Harpagon est un homme riche mais qui n'en a pas les apparences car c'est un avare, il a donc recourt à toutes sortes d'expédient pour protéger sa fortune, comme l'usure, et ses enfants souffrent fortement de son avarice, car la seule chose qu'il aime vraiment c'est sa cassette qui est enterrée dans le jardin. Sa fille, Elise, est amoureuse de Valère, qui s'est déguisé en domestique pour pouvoir l'approcher tandis que son frère Cléante est amoureux de Mariane, une jeune femme pauvre, mais tous deux voient leurs espoirs de bonheur conjugal réduit à néant quand leur père leur annonce ses propres de mariage : il veut marier Elise au riche seigneur Anselme, son fils à une veuve ayant du bien tandis que lui-même épousera Mariane.
Comme pour l'école des femmes, on a un homme âgé qui jette son dévolu sur une jeune femme qui n'a pas envie de l'épouser mais qui n'est pas libre de refuser à cause de sa situation mais la fin verra le triomphe de la jeunesse par une incroyable révélation sur l'origine de la jeune fille en question qui lui donne ainsi la possibilité d'épouser qui elle souhaite, tandis que l'union entre un homme âgé et une jeune femme est repoussée parce que c'est quelque chose qui s'oppose trop au sentiment naturel, ce qui rejoint un peu le Phèdre où il est déjà posé le fait que les semblables s'attirent et que les jeunes sont fait pour être ensemble.
Mais la structure a aussi des ressemblances avec le Malade imaginaire puisque on a l'opposition entre les projets du père et ceux des enfants, avec la même scène de quiproquo dans l'annonce des projets d'Harpagon, dans les deux pièces, nous avons le problème des intérêts égoïstes du père face à l'amour, et le problème du fondement d'un mariage, où pour Molière l'amour compte davantage que les considérations matérielles.

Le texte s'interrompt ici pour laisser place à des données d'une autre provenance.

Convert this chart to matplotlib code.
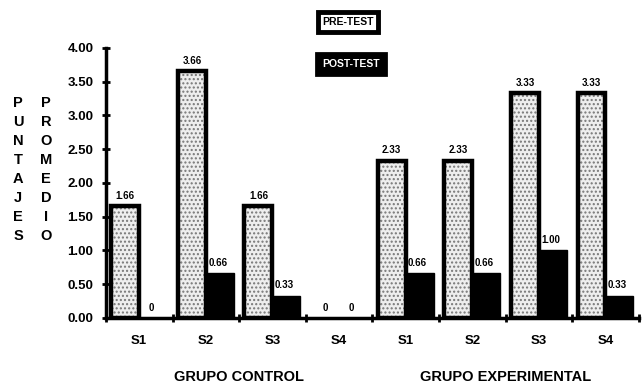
import matplotlib
matplotlib.use("Agg")
import matplotlib.pyplot as plt
import numpy as np

# Data
sessions = ["S1", "S2", "S3", "S4", "S1", "S2", "S3", "S4"]
groups = ["GRUPO CONTROL", "GRUPO EXPERIMENTAL"]
pre_test = [1.66, 3.66, 1.66, 0, 2.33, 2.33, 3.33, 3.33]
post_test = [0, 0.66, 0.33, 0, 0.66, 0.66, 1.00, 0.33]
pre_labels = ["1.66", "3.66", "1.66", "0", "2.33", "2.33", "3.33", "3.33"]
post_labels = ["0", "0.66", "0.33", "0", "0.66", "0.66", "1.00", "0.33"]
yticks = [0, 0.5, 1.0, 1.5, 2.0, 2.5, 3.0, 3.5, 4.0]
ylabel_left = "PUNTAJES"
ylabel_right = "PROMEDIO"

plt.rcParams["font.family"] = ["Liberation Sans", "DejaVu Sans"]

fig = plt.figure(figsize=(6.42, 3.84), dpi=100)
ax = fig.add_axes([0.165, 0.172, 0.83, 0.703])

x = np.arange(len(sessions))
w = 0.42
pre_x = x - 0.5 + 0.08 + w / 2
post_x = x - 0.5 + 0.50 + w / 2

plt.rcParams["hatch.linewidth"] = 1.0
# stippled interior of the pre-test bars
ax.bar(pre_x, pre_test, width=w, color="#eeeeee", edgecolor="#777777",
       hatch="....", linewidth=0, zorder=2)
# heavy black outline (skipped for empty bars)
outline_w = [3.2 if v > 0 else 0 for v in pre_test]
ax.bar(pre_x, pre_test, width=w, facecolor="none", edgecolor="black",
       linewidth=outline_w, zorder=3)
ax.bar(post_x, post_test, width=w, color="black", edgecolor="black",
       linewidth=1, zorder=2)

for xi, v, s in zip(pre_x, pre_test, pre_labels):
    ax.text(xi, v + 0.08, s, ha="center", va="bottom", fontsize=7,
            fontweight="bold", zorder=4)
for xi, v, s in zip(post_x, post_test, post_labels):
    ax.text(xi - 0.03, v + 0.08, s, ha="center", va="bottom", fontsize=7,
            fontweight="bold", zorder=4)

ax.set_xlim(-0.5, len(sessions) - 0.5)
ax.set_ylim(0, 4.0)
ax.set_yticks(yticks)
ax.set_yticklabels([f"{t:.2f}" for t in yticks], fontsize=9.5, fontweight="bold")
ax.set_xticks(np.arange(len(sessions) + 1) - 0.5)
ax.set_xticklabels([])
ax.set_xticks(x, minor=True)
ax.set_xticklabels(sessions, minor=True, fontsize=9.5, fontweight="bold")
ax.tick_params(axis="x", which="major", direction="inout", length=6,
               width=2)
ax.tick_params(axis="x", which="minor", length=0, pad=12)
ax.tick_params(axis="y", direction="inout", length=6, width=2, pad=6)

for side in ("top", "right"):
    ax.spines[side].set_visible(False)
for side in ("left", "bottom"):
    ax.spines[side].set_linewidth(2.5)

# group titles
ax.text(1.5, -0.22, groups[0], transform=ax.get_xaxis_transform(),
        ha="center", va="center", fontsize=10.5, fontweight="heavy")
ax.text(5.5, -0.22, groups[1], transform=ax.get_xaxis_transform(),
        ha="center", va="center", fontsize=10.5, fontweight="heavy")

# stacked vertical y-axis titles
for i, (a, b) in enumerate(zip(ylabel_left, ylabel_right)):
    yy = 1 - (103 + i * 19) / 384
    fig.text(18 / 642, yy, a, ha="center", va="center", fontsize=10.5,
             fontweight="heavy")
    fig.text(46 / 642, yy, b, ha="center", va="center", fontsize=10.5,
             fontweight="heavy")

# legend boxes
fig.text(348 / 642, 1 - 22 / 384, "PRE-TEST", ha="center", va="center",
         fontsize=7.5, fontweight="bold", color="black",
         bbox=dict(boxstyle="square,pad=0.45", facecolor="white",
                   edgecolor="black", linewidth=3.5))
fig.text(351 / 642, 1 - 64 / 384, "POST-TEST", ha="center", va="center",
         fontsize=7.5, fontweight="bold", color="white",
         bbox=dict(boxstyle="square,pad=0.55", facecolor="black",
                   edgecolor="black", linewidth=2))

fig.savefig("out.png", dpi=100)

J'ai trouvé la pièce très intéressante dans la manière dont elle peint la passion de l'avare, qui m'a fait pensé à un chapitre de Bachelard, dans la formation de l'esprit scientifique où il est question d'une érotisation de l'objet de la recherche, ce qui apparaît dans une des dernières scènes, où Valère parle de sa passion pour Elise, tandis que Harpagon croit qu'il parle de sa cassette, ce qui est assez drôle, car on voit le vocabulaire amoureux appliqué à une cassette sans qu'Harpagon se rende compte qu'il est impossible qu'un tel objet puisse être l'objet d'une pareille passion.
Sur le décalage des désirs de l'avare et la manière dont il projette son désir sur autrui, j'ai relevé sur ce thème, ce passage :
"Va-t-en l'attendre dans la rue, et ne sois point dans ma maison, planté tout droit comme un piquet, à observer ce qui se passe et à faire ton profit de tout. Je ne veux point avoir sans cesse devant moi un espion de mes affaires, un traître dont les yeux maudits assiègent toutes mes actions, dévorent ce que je possède, et furettent de tous côtés pour voir s'il n'y a rien à voler."
Harpagon est en train d'accuser le valet de son fils de le voler, mais il est intéressant de voir que pour Harpagon, le fait même de regarder n'est pas un acte gratuit et que dans ce regard sur ce qu'il possède, il y a déjà une forme de prise de possession, le regard devient menace, pour Harpagon tout est motivé par le profit et la possession.
C'est une pièce intéressante et qui est par moment assez drôle, où l'Avarice est dépeinte avec précision, Harpagon étant un tyran domestique, qui n'a rien pour le sauver, contrairement au Malade imaginaire, qui est un peu touchant par sa peur de la mort et la manière dont il est la proie des autres, alors que l'Avare ne cède rien et est prêt à tout pour exploiter les autres.